Quote the whole listing exactly. Leave the pictures out of your copy.

* _Provided data_:
○ ○ ○
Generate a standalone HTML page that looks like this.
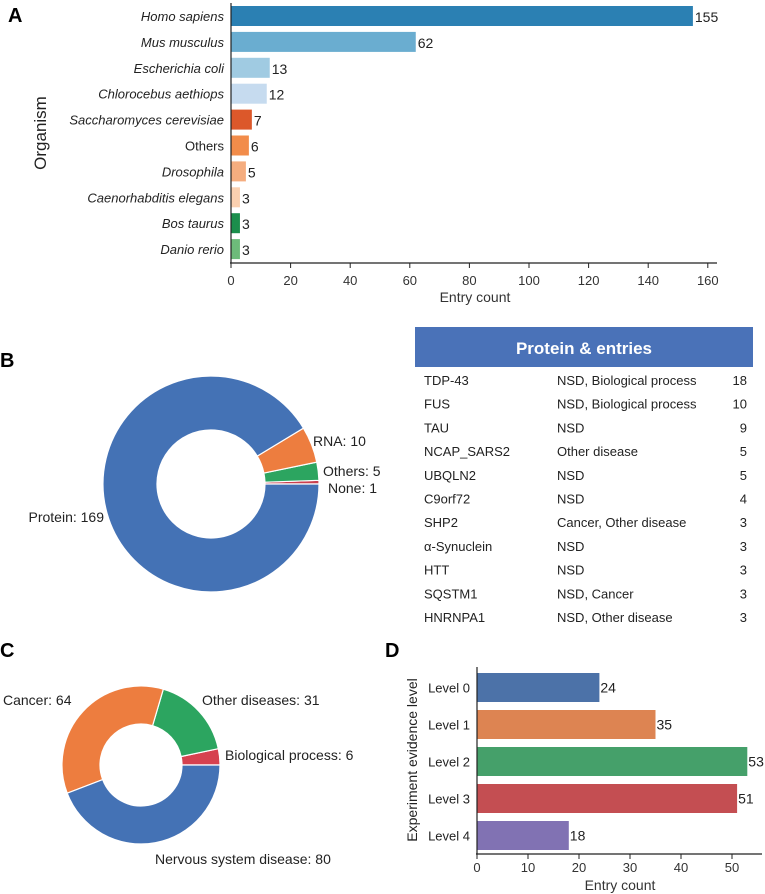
<!DOCTYPE html>
<html><head><meta charset="utf-8"><style>
body{margin:0;background:#fff;}
svg{display:block;font-family:"Liberation Sans",Arial,sans-serif;}
</style></head><body>
<svg id="s" width="765" height="894" viewBox="0 0 765 894" xmlns="http://www.w3.org/2000/svg">
<text x="8" y="22" font-size="20" font-weight="bold">A</text>
<text x="0" y="367" font-size="20" font-weight="bold">B</text>
<text x="0" y="657" font-size="20" font-weight="bold">C</text>
<text x="385" y="657" font-size="20" font-weight="bold">D</text>
<g id="ga"></g>
<g id="gb"></g>
<g id="gt"></g>
<g id="gc"></g>
<g id="gd"></g>
</svg>
<script>
const orgNames=["Homo sapiens","Mus musculus","Escherichia coli","Chlorocebus aethiops","Saccharomyces cerevisiae","Others","Drosophila","Caenorhabditis elegans","Bos taurus","Danio rerio"];
const orgValues=[155,62,13,12,7,6,5,3,3,3];
const orgTicks=[0,20,40,60,80,100,120,140,160];
const molNames=["None","Others","RNA","Protein"];
const molValues=[1,5,10,169];
const disNames=["Biological process","Other diseases","Cancer","Nervous system disease"];
const disValues=[6,31,64,80];
const tabNames=["TDP-43","FUS","TAU","NCAP_SARS2","UBQLN2","C9orf72","SHP2","α-Synuclein","HTT","SQSTM1","HNRNPA1"];
const tabDesc=["NSD, Biological process","NSD, Biological process","NSD","Other disease","NSD","NSD","Cancer, Other disease","NSD","NSD","NSD, Cancer","NSD, Other disease"];
const tabCounts=[18,10,9,5,5,4,3,3,3,3,3];
const levNames=["Level 0","Level 1","Level 2","Level 3","Level 4"];
const levValues=[24,35,53,51,18];
const levTicks=[0,10,20,30,40,50];

const NS="http://www.w3.org/2000/svg";
function mk(p,tag,a,txt){const e=document.createElementNS(NS,tag);for(const k in a)e.setAttribute(k,a[k]);if(txt!==undefined)e.textContent=txt;p.appendChild(e);return e;}

// Panel A
const ga=document.getElementById('ga');
const aCols=["#2b80b3","#6aadd0","#a0cbe2","#c6dbef","#dc582a","#f28c4a","#f5ad7f","#fbd0b0","#1b8e4c","#6dbb7a"];
const ax=v=>231+v*2.98, ay=i=>16+i*25.9;
orgNames.forEach((n,i)=>{
  const r=mk(ga,'rect',{x:ax(0),y:ay(i)-10,width:ax(orgValues[i])-ax(0),height:20,fill:aCols[i]});
  
  
  const t=mk(ga,'text',{x:ax(orgValues[i])+2,y:ay(i)+6,'font-size':14,fill:'#222'},orgValues[i]);
  
  
  const l=mk(ga,'text',{x:224,y:ay(i)+5,'font-size':13,'text-anchor':'end',fill:'#222','font-style':n==='Others'?'normal':'italic'},n);
  
  
});
mk(ga,'line',{x1:231,y1:3,x2:231,y2:263,stroke:'#222','stroke-width':1.2});
mk(ga,'line',{x1:230,y1:263,x2:717,y2:263,stroke:'#222','stroke-width':1.2});
orgTicks.forEach(v=>{
  mk(ga,'line',{x1:ax(v),y1:263,x2:ax(v),y2:268,stroke:'#222'});
  const t=mk(ga,'text',{x:ax(v),y:285,'font-size':13,'text-anchor':'middle',fill:'#333'},v);
  
  
});
let t=mk(ga,'text',{x:475,y:302,'font-size':14,'text-anchor':'middle',fill:'#333'},"Entry count");

t=mk(ga,'text',{x:0,y:0,'font-size':17,'text-anchor':'middle',fill:'#222',transform:'translate(46,133) rotate(-90)'},"Organism");


// donut helper
function donut(g,cx,cy,R,r,vals,cols){
  const tot=vals.reduce((a,b)=>a+b,0);let a0=0;
  vals.forEach((v,i)=>{
    const a1=a0+v/tot*2*Math.PI;
    const p=(rad,a)=>[cx+rad*Math.cos(a),cy-rad*Math.sin(a)];
    const [x1,y1]=p(R,a0),[x2,y2]=p(R,a1),[x3,y3]=p(r,a1),[x4,y4]=p(r,a0);
    const lg=(a1-a0)>Math.PI?1:0;
    const e=mk(g,'path',{d:`M${x1},${y1} A${R},${R} 0 ${lg} 0 ${x2},${y2} L${x3},${y3} A${r},${r} 0 ${lg} 1 ${x4},${y4} Z`,fill:cols[i],stroke:'#fff','stroke-width':1.2});
    
    
    a0=a1;
  });
}
const gb=document.getElementById('gb');
donut(gb,211,484,108,54,molValues,["#c9404f","#2ca560","#ed7d3f","#4472b5"]);
[["RNA: "+molValues[2],313,446,'start'],["Others: "+molValues[1],323,476,'start'],["None: "+molValues[0],328,493,'start'],["Protein: "+molValues[3],104,522,'end']].forEach(d=>{
  const e=mk(gb,'text',{x:d[1],y:d[2],'font-size':14,fill:'#222','text-anchor':d[3]},d[0]);
  
});

// Table
const gt=document.getElementById('gt');
let h=mk(gt,'rect',{x:415,y:327,width:338,height:40,fill:'#4a72b8'});

t=mk(gt,'text',{x:584,y:354,'font-size':17,'font-weight':'bold',fill:'#fff','text-anchor':'middle'},"Protein & entries");

tabNames.forEach((n,i)=>{
  const y=385+i*23.7;
  const a=mk(gt,'text',{x:424,y:y,'font-size':13,fill:'#222'},n);
  
  const b=mk(gt,'text',{x:557,y:y,'font-size':13,fill:'#222'},tabDesc[i]);
  
  const c=mk(gt,'text',{x:747,y:y,'font-size':13,fill:'#222','text-anchor':'end'},tabCounts[i]);
  
});

// Panel C
const gc=document.getElementById('gc');
donut(gc,141,765,79,41,disValues,["#d6414f","#2ca560","#ed7d3f","#4472b5"]);
[["Cancer: "+disValues[2],3,705,'start'],["Other diseases: "+disValues[1],202,705,'start'],["Biological process: "+disValues[0],225,760,'start'],["Nervous system disease: "+disValues[3],155,864,'start']].forEach(d=>{
  const e=mk(gc,'text',{x:d[1],y:d[2],'font-size':14,fill:'#222','text-anchor':d[3]},d[0]);
  
});

// Panel D
const gd=document.getElementById('gd');
const dCols=["#4c72a8","#dd8452","#45a06a","#c44e52","#8172b3"];
const dx=v=>477+v*5.1, dy=i=>687.5+i*37;
levNames.forEach((n,i)=>{
  const r=mk(gd,'rect',{x:dx(0),y:dy(i)-14.5,width:dx(levValues[i])-dx(0),height:29,fill:dCols[i]});
  
  
  const v=mk(gd,'text',{x:dx(levValues[i])+1,y:dy(i)+5,'font-size':14,fill:'#222'},levValues[i]);
  
  const l=mk(gd,'text',{x:470,y:dy(i)+5,'font-size':13,fill:'#222','text-anchor':'end'},n);
  
});
mk(gd,'line',{x1:477,y1:667,x2:477,y2:854,stroke:'#222','stroke-width':1.2});
mk(gd,'line',{x1:476,y1:854,x2:762,y2:854,stroke:'#222','stroke-width':1.2});
levTicks.forEach(v=>{
  mk(gd,'line',{x1:dx(v),y1:854,x2:dx(v),y2:859,stroke:'#222'});
  const e=mk(gd,'text',{x:dx(v),y:872,'font-size':13,'text-anchor':'middle',fill:'#333'},v);
  
});
t=mk(gd,'text',{x:620,y:890,'font-size':14,'text-anchor':'middle',fill:'#333'},"Entry count");

t=mk(gd,'text',{x:0,y:0,'font-size':14,'text-anchor':'middle',fill:'#222',transform:'translate(417,760) rotate(-90)'},"Experiment evidence level");

</script>
</body></html>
○ ○ ○
* _Result for this task_:
Generate a standalone HTML page that looks like this.
<!DOCTYPE html>
<html><head><meta charset="utf-8"><style>
body{margin:0;background:#fff;}
svg{display:block;font-family:"Liberation Sans",Arial,sans-serif;}
</style></head><body>
<svg id="s" width="765" height="894" viewBox="0 0 765 894" xmlns="http://www.w3.org/2000/svg">
<text x="8" y="22" font-size="20" font-weight="bold">A</text>
<text x="0" y="367" font-size="20" font-weight="bold">B</text>
<text x="0" y="657" font-size="20" font-weight="bold">C</text>
<text x="385" y="657" font-size="20" font-weight="bold">D</text>
<g id="ga"></g>
<g id="gb"></g>
<g id="gt"></g>
<g id="gc"></g>
<g id="gd"></g>
</svg>
<script>
const orgNames=["Homo sapiens","Mus musculus","Escherichia coli","Chlorocebus aethiops","Saccharomyces cerevisiae","Others","Drosophila","Caenorhabditis elegans","Bos taurus","Danio rerio"];
const orgValues=[155,62,13,12,7,6,5,3,3,3];
const orgTicks=[0,20,40,60,80,100,120,140,160];
const molNames=["None","Others","RNA","Protein"];
const molValues=[1,5,10,169];
const disNames=["Biological process","Other diseases","Cancer","Nervous system disease"];
const disValues=[6,31,64,80];
const tabNames=["TDP-43","FUS","TAU","NCAP_SARS2","UBQLN2","C9orf72","SHP2","α-Synuclein","HTT","SQSTM1","HNRNPA1"];
const tabDesc=["NSD, Biological process","NSD, Biological process","NSD","Other disease","NSD","NSD","Cancer, Other disease","NSD","NSD","NSD, Cancer","NSD, Other disease"];
const tabCounts=[18,10,9,5,5,4,3,3,3,3,3];
const levNames=["Level 0","Level 1","Level 2","Level 3","Level 4"];
const levValues=[24,35,53,51,18];
const levTicks=[0,10,20,30,40,50];

const NS="http://www.w3.org/2000/svg";
function mk(p,tag,a,txt){const e=document.createElementNS(NS,tag);for(const k in a)e.setAttribute(k,a[k]);if(txt!==undefined)e.textContent=txt;p.appendChild(e);return e;}

// Panel A
const ga=document.getElementById('ga');
const aCols=["#2b80b3","#6aadd0","#a0cbe2","#c6dbef","#dc582a","#f28c4a","#f5ad7f","#fbd0b0","#1b8e4c","#6dbb7a"];
const ax=v=>231+v*2.98, ay=i=>16+i*25.9;
orgNames.forEach((n,i)=>{
  const r=mk(ga,'rect',{x:ax(0),y:ay(i)-10,width:ax(orgValues[i])-ax(0),height:20,fill:aCols[i]});
  
  
  const t=mk(ga,'text',{x:ax(orgValues[i])+2,y:ay(i)+6,'font-size':14,fill:'#222'},orgValues[i]);
  
  
  const l=mk(ga,'text',{x:224,y:ay(i)+5,'font-size':13,'text-anchor':'end',fill:'#222','font-style':n==='Others'?'normal':'italic'},n);
  
  
});
mk(ga,'line',{x1:231,y1:3,x2:231,y2:263,stroke:'#222','stroke-width':1.2});
mk(ga,'line',{x1:230,y1:263,x2:717,y2:263,stroke:'#222','stroke-width':1.2});
orgTicks.forEach(v=>{
  mk(ga,'line',{x1:ax(v),y1:263,x2:ax(v),y2:268,stroke:'#222'});
  const t=mk(ga,'text',{x:ax(v),y:285,'font-size':13,'text-anchor':'middle',fill:'#333'},v);
  
  
});
let t=mk(ga,'text',{x:475,y:302,'font-size':14,'text-anchor':'middle',fill:'#333'},"Entry count");

t=mk(ga,'text',{x:0,y:0,'font-size':17,'text-anchor':'middle',fill:'#222',transform:'translate(46,133) rotate(-90)'},"Organism");


// donut helper
function donut(g,cx,cy,R,r,vals,cols){
  const tot=vals.reduce((a,b)=>a+b,0);let a0=0;
  vals.forEach((v,i)=>{
    const a1=a0+v/tot*2*Math.PI;
    const p=(rad,a)=>[cx+rad*Math.cos(a),cy-rad*Math.sin(a)];
    const [x1,y1]=p(R,a0),[x2,y2]=p(R,a1),[x3,y3]=p(r,a1),[x4,y4]=p(r,a0);
    const lg=(a1-a0)>Math.PI?1:0;
    const e=mk(g,'path',{d:`M${x1},${y1} A${R},${R} 0 ${lg} 0 ${x2},${y2} L${x3},${y3} A${r},${r} 0 ${lg} 1 ${x4},${y4} Z`,fill:cols[i],stroke:'#fff','stroke-width':1.2});
    
    
    a0=a1;
  });
}
const gb=document.getElementById('gb');
donut(gb,211,484,108,54,molValues,["#c9404f","#2ca560","#ed7d3f","#4472b5"]);
[["RNA: "+molValues[2],313,446,'start'],["Others: "+molValues[1],323,476,'start'],["None: "+molValues[0],328,493,'start'],["Protein: "+molValues[3],104,522,'end']].forEach(d=>{
  const e=mk(gb,'text',{x:d[1],y:d[2],'font-size':14,fill:'#222','text-anchor':d[3]},d[0]);
  
});

// Table
const gt=document.getElementById('gt');
let h=mk(gt,'rect',{x:415,y:327,width:338,height:40,fill:'#4a72b8'});

t=mk(gt,'text',{x:584,y:354,'font-size':17,'font-weight':'bold',fill:'#fff','text-anchor':'middle'},"Protein & entries");

tabNames.forEach((n,i)=>{
  const y=385+i*23.7;
  const a=mk(gt,'text',{x:424,y:y,'font-size':13,fill:'#222'},n);
  
  const b=mk(gt,'text',{x:557,y:y,'font-size':13,fill:'#222'},tabDesc[i]);
  
  const c=mk(gt,'text',{x:747,y:y,'font-size':13,fill:'#222','text-anchor':'end'},tabCounts[i]);
  
});

// Panel C
const gc=document.getElementById('gc');
donut(gc,141,765,79,41,disValues,["#d6414f","#2ca560","#ed7d3f","#4472b5"]);
[["Cancer: "+disValues[2],3,705,'start'],["Other diseases: "+disValues[1],202,705,'start'],["Biological process: "+disValues[0],225,760,'start'],["Nervous system disease: "+disValues[3],155,864,'start']].forEach(d=>{
  const e=mk(gc,'text',{x:d[1],y:d[2],'font-size':14,fill:'#222','text-anchor':d[3]},d[0]);
  
});

// Panel D
const gd=document.getElementById('gd');
const dCols=["#4c72a8","#dd8452","#45a06a","#c44e52","#8172b3"];
const dx=v=>477+v*5.1, dy=i=>687.5+i*37;
levNames.forEach((n,i)=>{
  const r=mk(gd,'rect',{x:dx(0),y:dy(i)-14.5,width:dx(levValues[i])-dx(0),height:29,fill:dCols[i]});
  
  
  const v=mk(gd,'text',{x:dx(levValues[i])+1,y:dy(i)+5,'font-size':14,fill:'#222'},levValues[i]);
  
  const l=mk(gd,'text',{x:470,y:dy(i)+5,'font-size':13,fill:'#222','text-anchor':'end'},n);
  
});
mk(gd,'line',{x1:477,y1:667,x2:477,y2:854,stroke:'#222','stroke-width':1.2});
mk(gd,'line',{x1:476,y1:854,x2:762,y2:854,stroke:'#222','stroke-width':1.2});
levTicks.forEach(v=>{
  mk(gd,'line',{x1:dx(v),y1:854,x2:dx(v),y2:859,stroke:'#222'});
  const e=mk(gd,'text',{x:dx(v),y:872,'font-size':13,'text-anchor':'middle',fill:'#333'},v);
  
});
t=mk(gd,'text',{x:620,y:890,'font-size':14,'text-anchor':'middle',fill:'#333'},"Entry count");

t=mk(gd,'text',{x:0,y:0,'font-size':14,'text-anchor':'middle',fill:'#222',transform:'translate(417,760) rotate(-90)'},"Experiment evidence level");

</script>
</body></html>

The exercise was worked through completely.